Task: Repeat exactly the lines running from the first line of the data to the line containing "(ocsp) at (397,206.5)", both ends included, and nothing else; drop the pictures.

Data shown:
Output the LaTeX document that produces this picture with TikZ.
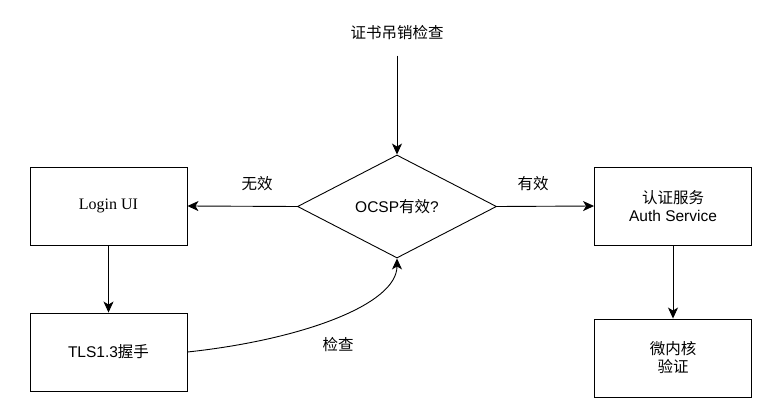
\documentclass[tikz,border=0pt]{standalone}
\usepackage{fontspec}
\usepackage{tikz}
\usetikzlibrary{shapes.geometric,arrows.meta,positioning}
\newfontfamily\labelfont{Liberation Sans}
\newfontfamily\seriffont{Liberation Serif}
\newfontfamily\cjk{Noto Sans CJK SC}

\begin{document}
\begin{tikzpicture}[x=1pt, y=-1pt,
    box/.style={rectangle, draw=black, fill=white, line width=0.9pt, minimum width=157pt, minimum height=78pt, font=\labelfont\fontsize{15.5}{18}\selectfont, align=center},
    decision/.style={diamond, draw=black, fill=white, line width=0.9pt, minimum width=199pt, minimum height=103pt, inner sep=0pt, font=\labelfont\fontsize{15.5}{18}\selectfont},
    flow/.style={-{Stealth[length=11pt, width=10pt, inset=3pt]}, line width=0.9pt},
    lbl/.style={font=\labelfont\fontsize{15.5}{18}\selectfont}
]
    \useasboundingbox (0,0) rectangle (778,409);

    % start and decision
    \node[lbl] (start) at (397,33) {\cjk 证书吊销检查};
    \node[decision] (ocsp) at (397,206.5) {OCSP{\cjk 有效}?};

    % left column
    \node[box, font=\seriffont\fontsize{16}{18}\selectfont] (login) at (108.5,206) {Login UI};
    \node[box] (tls) at (108.5,352) {TLS1.3{\cjk 握手}};

    % right column
    \node[box] (auth) at (673,206) {{\cjk 认证服务}\\Auth Service};
    \node[box] (kernel) at (673,358) {{\cjk 微内核}\\{\cjk 验证}};

    % connectors
    \draw[flow] (start.south) ++(0,12) -- (ocsp.north);
    \draw[flow] (ocsp.west) -- (login.east);
    \draw[flow] (ocsp.east) -- (auth.west);
    \draw[flow] (login.south) -- (tls.north);
    \draw[flow] (auth.south) -- (kernel.north);
    \draw[flow] (tls.east) .. controls (300,340) and (397,305) .. (ocsp.south);

    \node[lbl] (invalid) at (257,184) {\cjk 无效};
    \node[lbl] (valid) at (533,184) {\cjk 有效};
    \node[lbl] (check) at (338,345) {\cjk 检查};
\end{tikzpicture}
\end{document}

Task solution:
Output the LaTeX document that produces this picture with TikZ.
\documentclass[tikz,border=0pt]{standalone}
\usepackage{fontspec}
\usepackage{tikz}
\usetikzlibrary{shapes.geometric,arrows.meta,positioning}
\newfontfamily\labelfont{Liberation Sans}
\newfontfamily\seriffont{Liberation Serif}
\newfontfamily\cjk{Noto Sans CJK SC}

\begin{document}
\begin{tikzpicture}[x=1pt, y=-1pt,
    box/.style={rectangle, draw=black, fill=white, line width=0.9pt, minimum width=157pt, minimum height=78pt, font=\labelfont\fontsize{15.5}{18}\selectfont, align=center},
    decision/.style={diamond, draw=black, fill=white, line width=0.9pt, minimum width=199pt, minimum height=103pt, inner sep=0pt, font=\labelfont\fontsize{15.5}{18}\selectfont},
    flow/.style={-{Stealth[length=11pt, width=10pt, inset=3pt]}, line width=0.9pt},
    lbl/.style={font=\labelfont\fontsize{15.5}{18}\selectfont}
]
    \useasboundingbox (0,0) rectangle (778,409);

    % start and decision
    \node[lbl] (start) at (397,33) {\cjk 证书吊销检查};
    \node[decision] (ocsp) at (397,206.5) {OCSP{\cjk 有效}?};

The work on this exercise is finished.